▸ **Problem to solve**: Sift the material for lines containing "Output", and return them.

* * * * * * * * *

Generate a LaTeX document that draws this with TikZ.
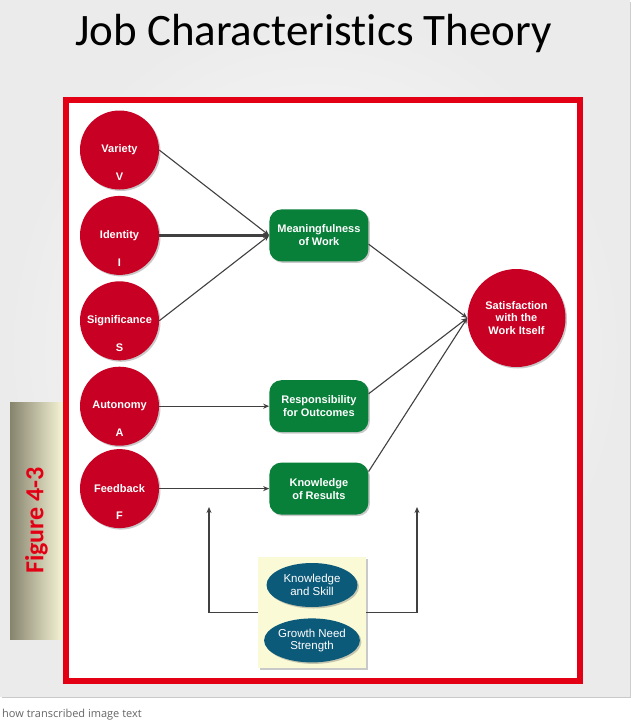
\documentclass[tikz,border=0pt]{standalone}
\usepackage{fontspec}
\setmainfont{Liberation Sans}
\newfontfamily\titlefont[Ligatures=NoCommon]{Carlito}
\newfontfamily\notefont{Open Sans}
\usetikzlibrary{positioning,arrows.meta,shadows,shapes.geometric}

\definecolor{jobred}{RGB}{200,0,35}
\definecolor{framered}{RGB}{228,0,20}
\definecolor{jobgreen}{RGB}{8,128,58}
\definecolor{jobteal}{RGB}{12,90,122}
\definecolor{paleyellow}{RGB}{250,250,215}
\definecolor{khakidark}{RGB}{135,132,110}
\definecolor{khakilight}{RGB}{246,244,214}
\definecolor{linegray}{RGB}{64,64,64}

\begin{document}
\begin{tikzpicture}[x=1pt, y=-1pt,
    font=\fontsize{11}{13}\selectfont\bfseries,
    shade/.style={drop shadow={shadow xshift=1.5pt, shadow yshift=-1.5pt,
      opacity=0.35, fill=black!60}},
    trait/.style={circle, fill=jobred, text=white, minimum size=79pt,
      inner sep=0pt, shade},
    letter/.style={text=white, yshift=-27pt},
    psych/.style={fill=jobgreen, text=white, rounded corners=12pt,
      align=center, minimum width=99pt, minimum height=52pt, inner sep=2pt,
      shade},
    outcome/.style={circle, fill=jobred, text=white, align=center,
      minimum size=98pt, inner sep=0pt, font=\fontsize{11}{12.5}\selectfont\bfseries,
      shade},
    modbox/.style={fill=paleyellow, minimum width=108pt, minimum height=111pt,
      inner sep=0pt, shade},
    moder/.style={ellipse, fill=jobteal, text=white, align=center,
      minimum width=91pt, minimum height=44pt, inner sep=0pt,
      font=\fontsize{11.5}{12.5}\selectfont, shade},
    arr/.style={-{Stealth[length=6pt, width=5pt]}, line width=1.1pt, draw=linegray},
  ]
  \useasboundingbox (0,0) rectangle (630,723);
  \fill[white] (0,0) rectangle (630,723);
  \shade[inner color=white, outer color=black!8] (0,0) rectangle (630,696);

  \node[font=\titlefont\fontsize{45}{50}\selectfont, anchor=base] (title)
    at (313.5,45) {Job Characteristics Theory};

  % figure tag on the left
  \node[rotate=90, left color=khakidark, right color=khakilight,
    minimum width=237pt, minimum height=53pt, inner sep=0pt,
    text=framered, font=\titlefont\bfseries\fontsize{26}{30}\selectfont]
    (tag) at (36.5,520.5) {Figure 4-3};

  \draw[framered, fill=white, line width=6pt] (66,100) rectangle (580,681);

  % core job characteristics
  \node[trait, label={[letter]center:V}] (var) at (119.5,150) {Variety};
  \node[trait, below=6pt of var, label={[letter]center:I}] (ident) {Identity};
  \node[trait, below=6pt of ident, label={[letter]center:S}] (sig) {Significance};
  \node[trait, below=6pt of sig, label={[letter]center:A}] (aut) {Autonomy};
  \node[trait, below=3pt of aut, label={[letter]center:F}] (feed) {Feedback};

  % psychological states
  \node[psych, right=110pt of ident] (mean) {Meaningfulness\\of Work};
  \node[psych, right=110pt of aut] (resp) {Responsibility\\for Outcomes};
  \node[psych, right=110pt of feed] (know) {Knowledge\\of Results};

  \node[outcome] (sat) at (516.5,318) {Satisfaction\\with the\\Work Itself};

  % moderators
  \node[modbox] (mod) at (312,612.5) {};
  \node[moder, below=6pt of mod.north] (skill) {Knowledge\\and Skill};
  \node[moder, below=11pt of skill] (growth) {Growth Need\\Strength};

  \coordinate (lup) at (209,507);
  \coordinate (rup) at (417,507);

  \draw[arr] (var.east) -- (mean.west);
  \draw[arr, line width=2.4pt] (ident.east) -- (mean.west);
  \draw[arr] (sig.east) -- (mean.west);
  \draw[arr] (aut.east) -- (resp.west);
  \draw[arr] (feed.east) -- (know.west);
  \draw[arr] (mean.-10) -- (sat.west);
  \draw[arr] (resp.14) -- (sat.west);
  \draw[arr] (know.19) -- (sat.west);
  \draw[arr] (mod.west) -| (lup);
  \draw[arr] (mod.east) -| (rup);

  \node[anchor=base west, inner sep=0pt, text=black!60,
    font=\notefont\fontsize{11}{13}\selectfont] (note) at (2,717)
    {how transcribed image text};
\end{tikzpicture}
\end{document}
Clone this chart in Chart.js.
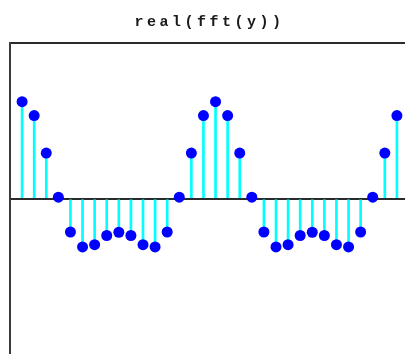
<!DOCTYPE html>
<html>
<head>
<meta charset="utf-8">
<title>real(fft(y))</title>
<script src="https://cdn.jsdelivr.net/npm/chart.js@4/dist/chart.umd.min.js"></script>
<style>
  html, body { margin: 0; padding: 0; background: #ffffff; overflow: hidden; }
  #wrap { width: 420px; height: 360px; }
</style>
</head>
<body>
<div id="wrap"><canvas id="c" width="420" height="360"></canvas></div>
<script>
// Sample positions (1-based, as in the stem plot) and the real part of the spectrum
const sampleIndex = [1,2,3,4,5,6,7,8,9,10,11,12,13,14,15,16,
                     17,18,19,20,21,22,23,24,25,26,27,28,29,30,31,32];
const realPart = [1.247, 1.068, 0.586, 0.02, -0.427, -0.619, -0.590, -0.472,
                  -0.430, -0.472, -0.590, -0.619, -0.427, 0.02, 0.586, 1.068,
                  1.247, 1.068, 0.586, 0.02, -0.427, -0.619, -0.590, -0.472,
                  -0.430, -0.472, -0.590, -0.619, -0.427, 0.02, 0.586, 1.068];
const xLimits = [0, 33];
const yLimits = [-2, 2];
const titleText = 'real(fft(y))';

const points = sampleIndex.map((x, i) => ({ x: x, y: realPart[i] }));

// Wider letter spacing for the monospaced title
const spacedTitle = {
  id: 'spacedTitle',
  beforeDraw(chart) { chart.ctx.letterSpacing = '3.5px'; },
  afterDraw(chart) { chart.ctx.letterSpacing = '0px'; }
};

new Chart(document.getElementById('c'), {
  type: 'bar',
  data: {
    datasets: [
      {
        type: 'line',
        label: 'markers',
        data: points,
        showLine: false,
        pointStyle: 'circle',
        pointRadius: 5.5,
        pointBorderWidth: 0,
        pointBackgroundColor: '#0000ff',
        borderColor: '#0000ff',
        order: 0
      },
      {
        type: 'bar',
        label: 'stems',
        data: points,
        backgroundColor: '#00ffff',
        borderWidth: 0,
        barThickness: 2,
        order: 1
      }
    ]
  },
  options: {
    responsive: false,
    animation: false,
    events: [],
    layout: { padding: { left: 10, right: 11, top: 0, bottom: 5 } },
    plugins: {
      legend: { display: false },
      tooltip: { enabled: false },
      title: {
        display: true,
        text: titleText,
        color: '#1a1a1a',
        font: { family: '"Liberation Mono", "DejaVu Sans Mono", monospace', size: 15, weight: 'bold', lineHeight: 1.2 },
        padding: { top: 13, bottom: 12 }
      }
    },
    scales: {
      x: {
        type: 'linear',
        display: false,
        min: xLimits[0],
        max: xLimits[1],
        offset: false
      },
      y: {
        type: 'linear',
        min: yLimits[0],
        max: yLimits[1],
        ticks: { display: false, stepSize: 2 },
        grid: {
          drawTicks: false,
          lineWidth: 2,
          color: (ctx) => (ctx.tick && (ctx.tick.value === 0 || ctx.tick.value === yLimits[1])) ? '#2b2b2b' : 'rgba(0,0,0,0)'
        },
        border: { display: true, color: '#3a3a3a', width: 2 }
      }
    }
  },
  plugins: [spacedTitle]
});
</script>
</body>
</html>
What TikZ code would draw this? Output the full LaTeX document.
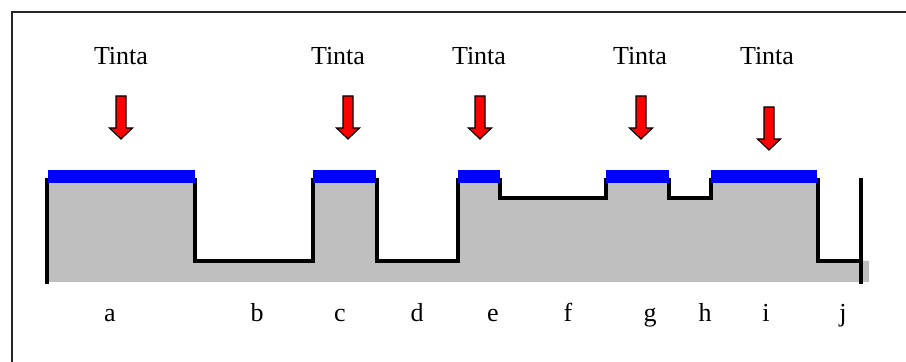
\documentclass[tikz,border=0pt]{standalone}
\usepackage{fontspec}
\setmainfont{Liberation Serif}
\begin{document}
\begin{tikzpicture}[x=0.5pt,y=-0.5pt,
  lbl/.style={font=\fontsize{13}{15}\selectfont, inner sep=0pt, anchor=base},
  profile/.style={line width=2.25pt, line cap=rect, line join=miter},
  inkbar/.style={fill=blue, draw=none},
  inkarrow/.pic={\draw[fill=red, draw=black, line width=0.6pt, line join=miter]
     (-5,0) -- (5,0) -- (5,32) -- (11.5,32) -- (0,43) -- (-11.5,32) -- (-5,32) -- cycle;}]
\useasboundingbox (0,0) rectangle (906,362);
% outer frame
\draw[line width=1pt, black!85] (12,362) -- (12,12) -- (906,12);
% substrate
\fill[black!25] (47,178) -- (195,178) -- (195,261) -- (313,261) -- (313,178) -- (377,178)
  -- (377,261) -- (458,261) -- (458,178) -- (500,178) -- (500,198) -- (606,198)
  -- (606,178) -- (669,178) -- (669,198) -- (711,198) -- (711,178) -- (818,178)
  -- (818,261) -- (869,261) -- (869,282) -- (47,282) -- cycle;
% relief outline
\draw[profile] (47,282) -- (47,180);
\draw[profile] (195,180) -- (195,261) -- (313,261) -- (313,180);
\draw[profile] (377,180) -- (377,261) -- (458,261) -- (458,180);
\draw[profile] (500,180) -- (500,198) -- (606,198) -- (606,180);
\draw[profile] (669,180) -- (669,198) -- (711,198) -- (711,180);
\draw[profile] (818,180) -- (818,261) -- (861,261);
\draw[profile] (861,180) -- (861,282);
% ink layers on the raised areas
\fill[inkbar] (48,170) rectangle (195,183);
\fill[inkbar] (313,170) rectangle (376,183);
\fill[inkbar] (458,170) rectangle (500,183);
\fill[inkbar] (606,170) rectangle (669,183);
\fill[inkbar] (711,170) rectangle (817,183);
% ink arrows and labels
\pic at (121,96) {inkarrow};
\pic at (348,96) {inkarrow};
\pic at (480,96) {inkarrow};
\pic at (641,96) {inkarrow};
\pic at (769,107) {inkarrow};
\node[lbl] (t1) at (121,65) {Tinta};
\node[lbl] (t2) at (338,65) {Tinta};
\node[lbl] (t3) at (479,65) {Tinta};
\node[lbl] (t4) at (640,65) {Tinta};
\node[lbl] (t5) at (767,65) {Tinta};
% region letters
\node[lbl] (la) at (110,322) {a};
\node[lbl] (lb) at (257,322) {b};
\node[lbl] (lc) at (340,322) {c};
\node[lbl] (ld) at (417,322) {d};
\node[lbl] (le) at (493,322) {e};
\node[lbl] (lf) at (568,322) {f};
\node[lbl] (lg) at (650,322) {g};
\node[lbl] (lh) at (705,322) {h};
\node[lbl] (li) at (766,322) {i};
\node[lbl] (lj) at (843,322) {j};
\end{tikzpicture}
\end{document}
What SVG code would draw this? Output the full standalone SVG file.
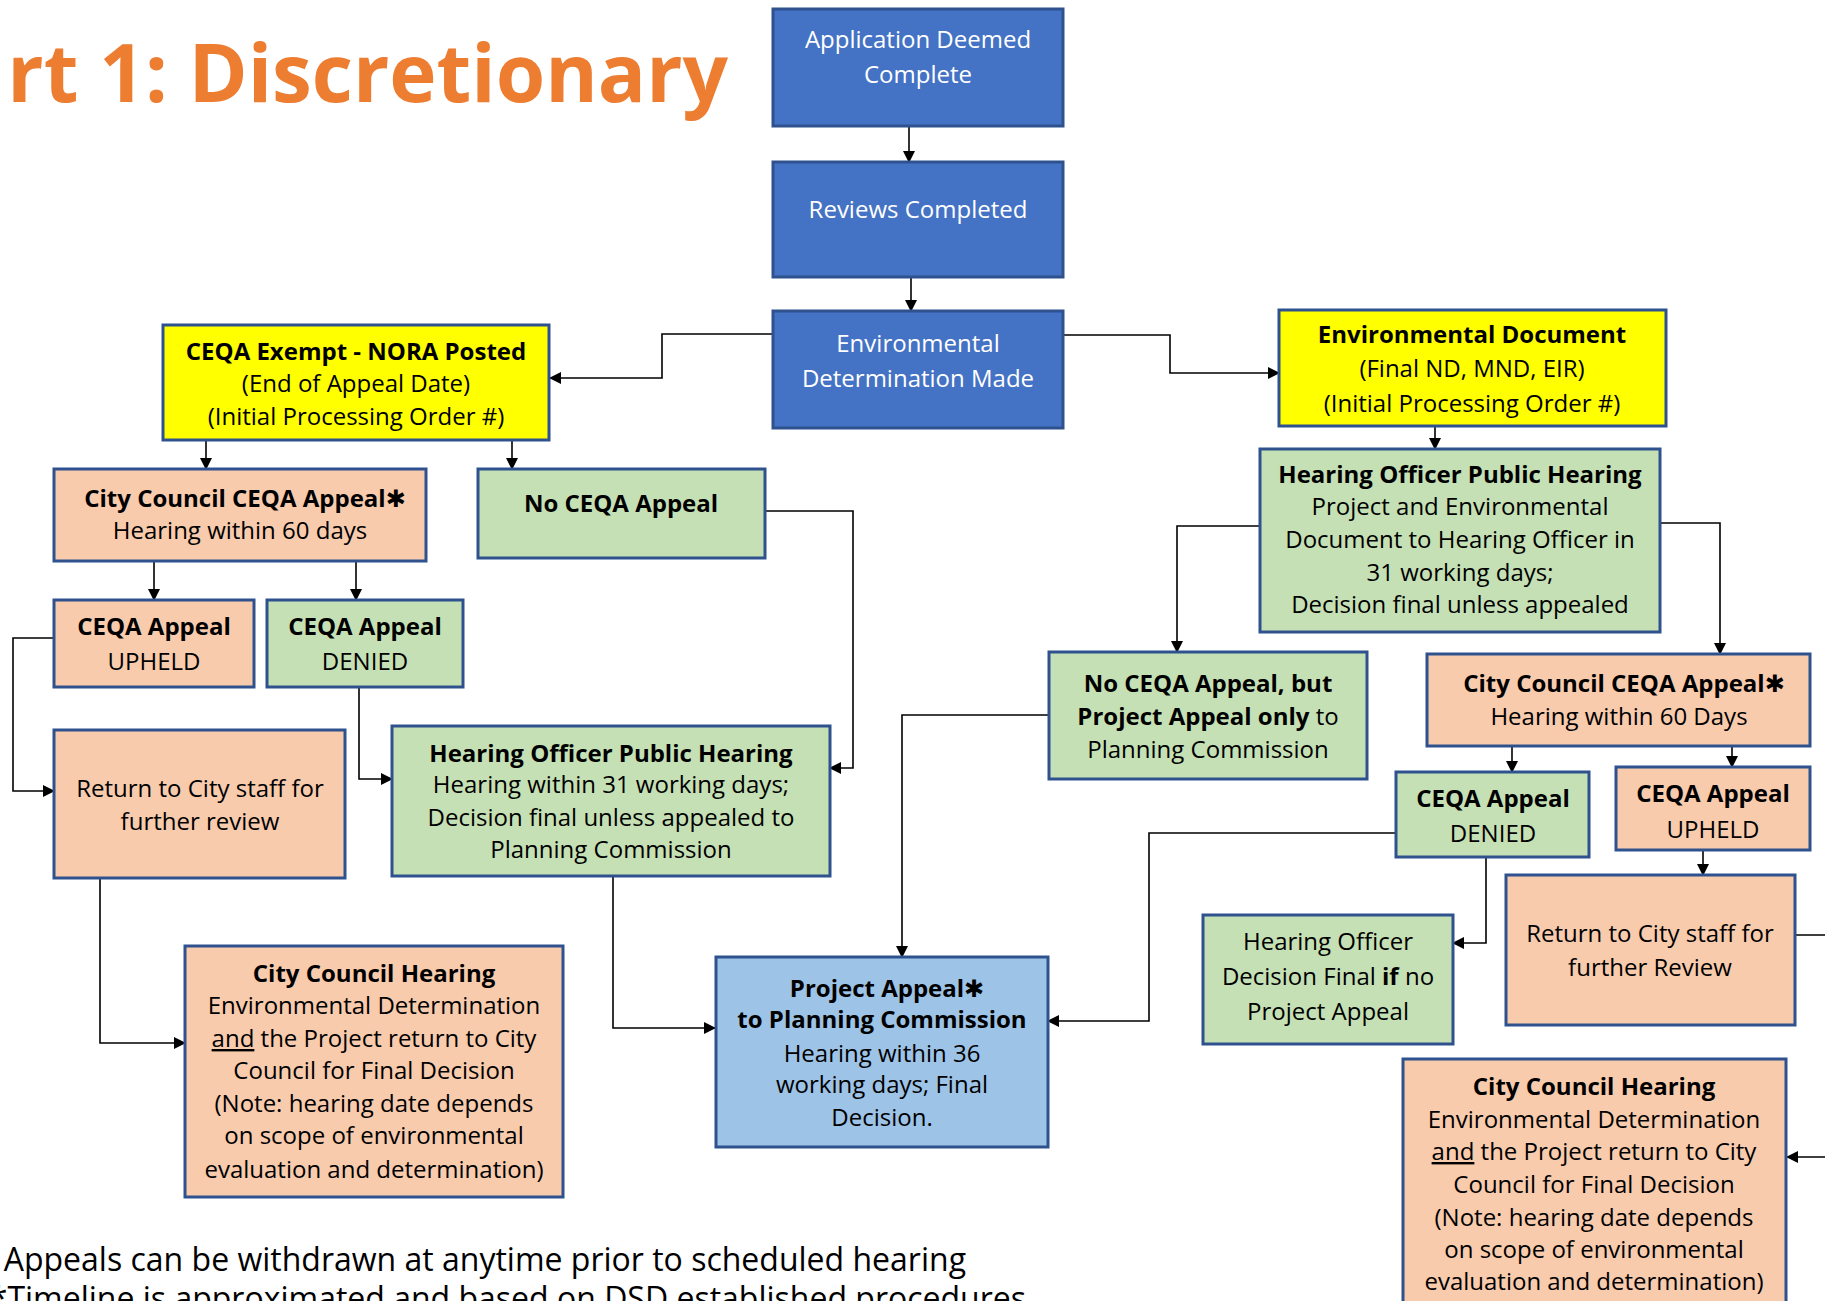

* * * * * * * * *

▸ **Result of the exercise**:
What TikZ code would draw this? Output the full LaTeX document.
What SVG code would draw this? Output the full standalone SVG file.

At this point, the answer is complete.